There can be no question, under the findings here presented, but that defendant's agency was one of trust and confidence. His duties were to serve well the customers of plaintiff, to increase the business of the plaintiff, to solicit new business and keep a complete and confidential list of all the customers. This list, even though in part prepared by him, was the absolute property of plaintiff and was a valuable part of its property. (Civ. Code, sec. 1985; Gower v. Andrew, 59 Cal. 119, [34 Am. Rep. 242]; Burns v. Clark, 133 Cal. 634, [85 Am. St. Rep. 233, 66 P. 12].) Thus in Lamb v. Evans, L.R. (1893), Ch. Div. 218, canvassers for a directory, after leaving the service of their former employer, used the data they had collected to assist a rival publication in procuring advertisements from the same parties. An injunction was granted, and the court said:
"What right has any agent to use materials obtained by him in the course of his employment and for his employer against the interest of that employer? I am not aware that he has any such right. Such a use is contrary to the relation which exists between principal and agent. It is contrary to the good faith of the employment, and good faith underlies the whole of an agent's obligations to his principal. No case, unless it be the one which I will notice presently, can I believe be found which is contrary to the general principle upon which this injunction is framed, viz., that an agent has no right to employ as against his principal materials which that agent has obtained only for his principal and in the course of his agency. They are the property of the principal. The principal has, in my judgment, such an interest in them as entitles him to restrain the agent from the use of them except for the purpose for which they were got."

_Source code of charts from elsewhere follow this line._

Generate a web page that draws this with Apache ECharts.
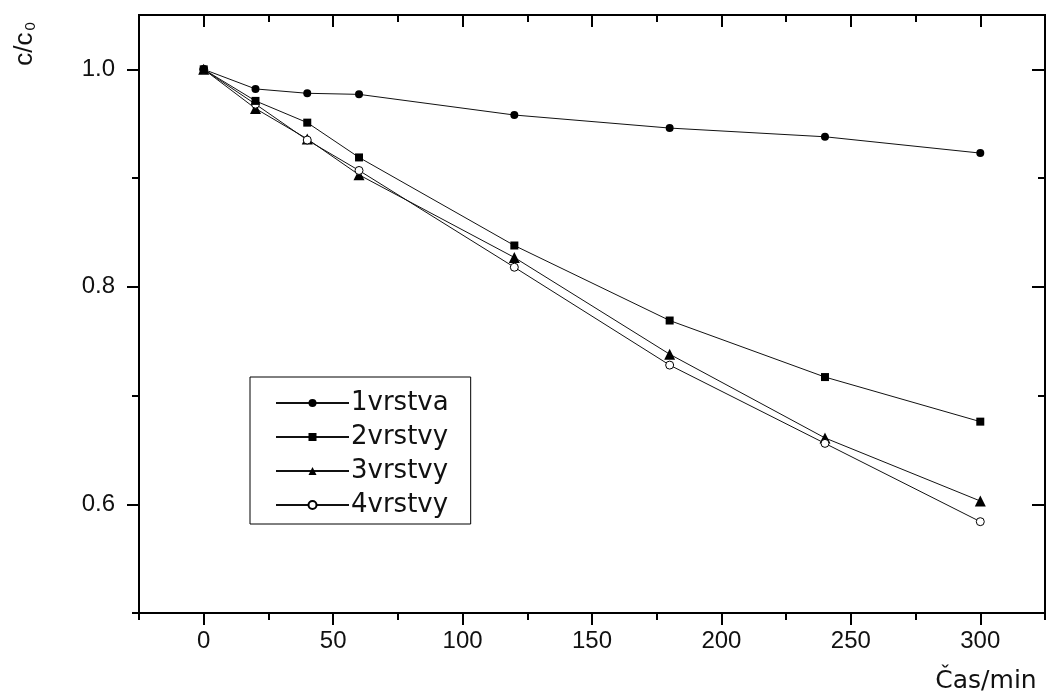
<!DOCTYPE html>
<html>
<head>
<meta charset="utf-8">
<script src="https://cdn.jsdelivr.net/npm/echarts@6/dist/echarts.min.js"></script>
<style>
html, body { margin: 0; padding: 0; background: #fff; }
#chart { width: 1048px; height: 693px; }
</style>
</head>
<body>
<div id="chart"></div>
<script>
// cas v minutach
var times = [0, 20, 40, 60, 120, 180, 240, 300];
var names = ['1vrstva', '2vrstvy', '3vrstvy', '4vrstvy'];
var vrstva1 = [1.0, 0.982, 0.978, 0.977, 0.958, 0.946, 0.938, 0.923];
var vrstvy2 = [1.0, 0.971, 0.951, 0.919, 0.838, 0.769, 0.717, 0.676];
var vrstvy3 = [1.0, 0.964, 0.936, 0.903, 0.827, 0.738, 0.661, 0.603];
var vrstvy4 = [1.0, 0.968, 0.935, 0.907, 0.818, 0.728, 0.656, 0.584];
var xMajor = [0, 50, 100, 150, 200, 250, 300];
var xMinor = [-25, 25, 75, 125, 175, 225, 275, 325];
var yMajor = [0.6, 0.8, 1.0];
var yMinor = [0.5, 0.7, 0.9];

function pairs(ys) {
	return times.map(function (t, i) { return [t, ys[i]]; });
}

var chart = echarts.init(document.getElementById('chart'));
var black = '#000';
var font = 'Liberation Sans';

function xAx(pos, ticks, len, inside, labels) {
	return {
		type: 'value', min: -25, max: 325, position: pos,
		axisLine: { show: true, onZero: false, lineStyle: { color: black, width: 2 } },
		axisTick: { show: true, customValues: ticks, length: len, inside: inside, lineStyle: { color: black, width: 2 } },
		axisLabel: labels ? { show: true, customValues: xMajor, margin: 16, color: '#111', fontSize: 24, fontFamily: font } : { show: false },
		splitLine: { show: false }
	};
}
function yAx(pos, ticks, len, inside, labels) {
	return {
		type: 'value', min: 0.5, max: 1.05, position: pos,
		axisLine: { show: true, onZero: false, lineStyle: { color: black, width: 2 } },
		axisTick: { show: true, customValues: ticks, length: len, inside: inside, lineStyle: { color: black, width: 2 } },
		axisLabel: labels ? {
			show: true, customValues: yMajor, margin: 24, color: '#111', fontSize: 24, fontFamily: font,
			formatter: function (v) { return v.toFixed(1); }
		} : { show: false },
		splitLine: { show: false }
	};
}

var symbols = ['circle', 'rect', 'triangle', 'circle'];
var sizes = [8, 8, 11, 8];
var zs = [10, 9, 7, 8];
var seriesData = [vrstva1, vrstvy2, vrstvy3, vrstvy4];

var option = {
	animation: false,
	backgroundColor: '#fff',
	grid: { left: 139, right: 3, top: 15, bottom: 80 },
	xAxis: [
		xAx('bottom', xMajor, 12, false, true),
		xAx('bottom', xMinor, 7, false, false),
		xAx('top', xMajor, 12, true, false),
		xAx('top', xMinor, 7, true, false)
	],
	yAxis: [
		yAx('left', yMajor, 12, false, true),
		yAx('left', yMinor, 7, false, false),
		yAx('right', yMajor, 13, true, false),
		yAx('right', yMinor, 7, true, false)
	],
	legend: {
		orient: 'vertical',
		left: 250, top: 377,
		padding: [13, 22, 6, 25],
		itemGap: 8,
		itemWidth: 73, itemHeight: 10,
		borderColor: black, borderWidth: 1,
		backgroundColor: '#fff',
		textStyle: { fontSize: 26, fontFamily: 'DejaVu Sans', color: '#111', padding: [0, 0, 0, -3] },
		data: names
	},
	series: seriesData.map(function (ys, i) {
		return {
			name: names[i],
			type: 'line',
			data: pairs(ys),
			symbol: symbols[i],
			symbolSize: sizes[i],
			showAllSymbol: true,
			lineStyle: { color: '#111', width: 1 },
			itemStyle: { color: i === 3 ? '#fff' : '#000', borderColor: '#000', borderWidth: i === 3 ? 1 : 0 },
			z: zs[i]
		};
	}),
	graphic: [
		{
			type: 'text', x: 25, y: 44, rotation: Math.PI / 2,
			style: {
				text: '{a|c/c}{s|0}',
				align: 'center', verticalAlign: 'middle',
				rich: {
					a: { fontSize: 26, fontFamily: font, fill: '#111' },
					s: { fontSize: 15, fontFamily: font, fill: '#111', verticalAlign: 'bottom', padding: [12, 0, 0, 2] }
				}
			}
		},
		{
			type: 'text', x: 986, y: 681,
			style: {
				text: 'Čas/min', align: 'center', verticalAlign: 'middle',
				fontSize: 25, fontFamily: 'DejaVu Sans', fill: '#111'
			}
		}
	]
};
chart.setOption(option);
</script>
</body>
</html>
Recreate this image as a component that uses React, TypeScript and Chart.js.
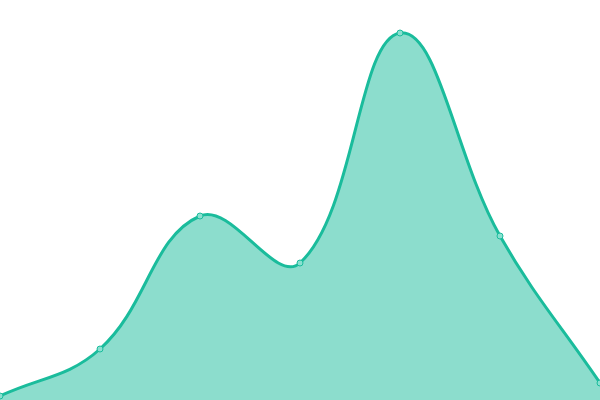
import React, { useEffect, useRef } from "react";
import { Chart, registerables } from "chart.js";

Chart.register(...registerables);

const labels = ["A", "B", "C", "D", "E", "F", "G"];
const values = [1, 12.75, 46, 34.25, 91.75, 41, 4.25];
const yMin = 0;
const yMax = 100;

export default function App() {
  const ref = useRef<HTMLCanvasElement>(null);
  useEffect(() => {
    document.body.style.margin = "0";
    const chart = new Chart(ref.current!, {
      type: "line",
      data: {
        labels,
        datasets: [
          {
            data: values,
            borderColor: "rgb(26,188,156)",
            backgroundColor: "rgba(26,188,156,0.5)",
            pointBackgroundColor: "rgb(138,224,208)",
            pointBorderColor: "rgb(26,188,156)",
            pointRadius: 3,
            pointBorderWidth: 1,
            borderWidth: 3,
            fill: true,
            tension: 0.4,
          },
        ],
      },
      options: {
        responsive: false,
        animation: false,
        layout: { padding: 0, autoPadding: false },
        plugins: { legend: { display: false }, tooltip: { enabled: false } },
        scales: {
          x: { display: false },
          y: { display: false, min: yMin, max: yMax },
        },
      },
    });
    return () => chart.destroy();
  }, []);
  return <canvas ref={ref} width={600} height={400} style={{ display: "block" }} />;
}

That equity will always protect against the unwarranted disclosure of trade secrets and confidential communications and the like is, of course, settled beyond peradventure. (Joyce Injunction, sec. 451; Story's Equity Jurisprudence, 10th ed., vol. 1, sec. 325; High on Injunction, 3d ed., vol. 1, sec. 19; Vulcan Detinning Co. v. American Can Co., 72 N.J. Eq. 387, [12 L.R.A. (N.S.) 102, 67 A. 339]; Stevens Co. v. Stiles, 29 R.I. 399, [17 Ann. Cas. 140, 20 L.R.A. (N.S.) 933, 71 A. 802]; Witkop Holmes Co. v. Boyce, 61 Misc. Rep. 126, [112 N.Y. Supp. 874]; affirmed 131 App. Div. 922, [115 N.Y. Supp. 1150]; Witkop Holmes Co. v. Boyce, 64 Misc. Rep. 374, [118 N.Y. Supp. 461]; Witkop Holmes Co. v. Great Atlantic Pacific Tea Co., 69 Misc Rep. 90, [124 N.Y. Supp 596]; Union Switch and Signal Co. v. Sperry, 169 Fed. 926; Peabody v. Norfolk, 98 Mass. 452, [96 Am. Dec. 664]; Loven v. People, 158 Ill. 159, [42 N.E. 82].)
It would seem, therefore, that the only question left in the case is whether the knowledge so acquired by defendant and which he was so using comes fairly within the meaning of trade secrets and communications. Upon this question neither reasoning nor authority can leave one in doubt. The English case, from which quotation has already been made, is well nigh parallel to the one before us. In Hackett v. A.L. J.J. Reynolds Co., 30 Misc. Rep. 733, [62 N.Y. Supp. 1076], it was held that the knowledge acquired by the canvassing agent of a grocery company of the names and addresses of its customers is knowledge against the misuse of which equity will protect as being in the nature of a trade secret, the court there saying: "This knowledge was in the nature of a trade secret and was imparted to the plaintiff at the time he was employed by defendant, solely to enable him to profitably and intelligently attend to the business of the defendant." And, finally, we can do no better than to quote from Witkop Holmes Co. v. Boyce, 61 Misc. Rep. 126, [112 N.Y. Supp. 874]. There it appeared that plaintiff was a corporation engaged in the general business in the city of Buffalo of dealing in teas, coffees, spices, etc. It maintained branch stores in other cities, and as an inducement to its customers it gave trading stamps, redeemable at any of its stores. A large part of its business was done through its agents and canvassers who were sent out by plaintiff and given a written list of the names and addresses of the customers. These canvassers were assigned to specific routes and their work included the calling upon customers once a week and delivering to them the goods previously ordered. The plaintiff's contract with the defendant, as in this instance, contained an express provision by which defendant agreed that upon leaving plaintiff's employ he would not solicit for another business from plaintiff's customers. Defendant, as here, left plaintiff's employ and entered the employ of a competitor of plaintiff and immediately commenced to solicit orders from plaintiff's customers. The court issued its injunction, saying:
"The plaintiff further contends that, independent of the contract between the parties and by virtue of general principles of equity, the defendant should be enjoined from enticing away or dealing with such of the plaintiff's customers as had theretofore given orders to the plaintiff through the defendant. We think the plaintiff may well rest its case on the last ground alone, and that the injunction is well sustained on principle and well-considered authority. . . .
"The doctrine has been most frequently applied to cases where some secret process or formula of manufacture has been involved. . . . The principle of law, however, is not confined to secret processes of manufacture or methods of doing business, but has a much wider application, as stated by Mr. Justice Story. The names of the customers of a business concern whose trade and patronage have been secured by years of business effort and advertising, and the expenditure of time and money, constituting a part of the good will of a business which enterprise and foresight have built up, should be deemed just as sacred and entitled to the same protection as a secret of compounding some article of manufacture and commerce. . . .
"In recent years there has been developed, by the adjudications of our courts and by legislation, a considerable body of law looking toward the protection of the business world against unfair competition, and if we correctly interpret these decisions a court of equity stands ready to restrain such acts. We, therefore, are of the opinion that, independent of any express contract between the parties, equity will restrain the acts of which the plaintiff complains, and which the defendant threatens and claims the right to do. This arises out of a violation of duty having its origin in the relation of employer and employed, and an implied contract that an employee will not divulge confidential knowledge gained in the course of his employment, or use such information to his employer's prejudice."
The judgment appealed from is therefore affirmed.
Melvin, J., and Lorigan, J., concurred.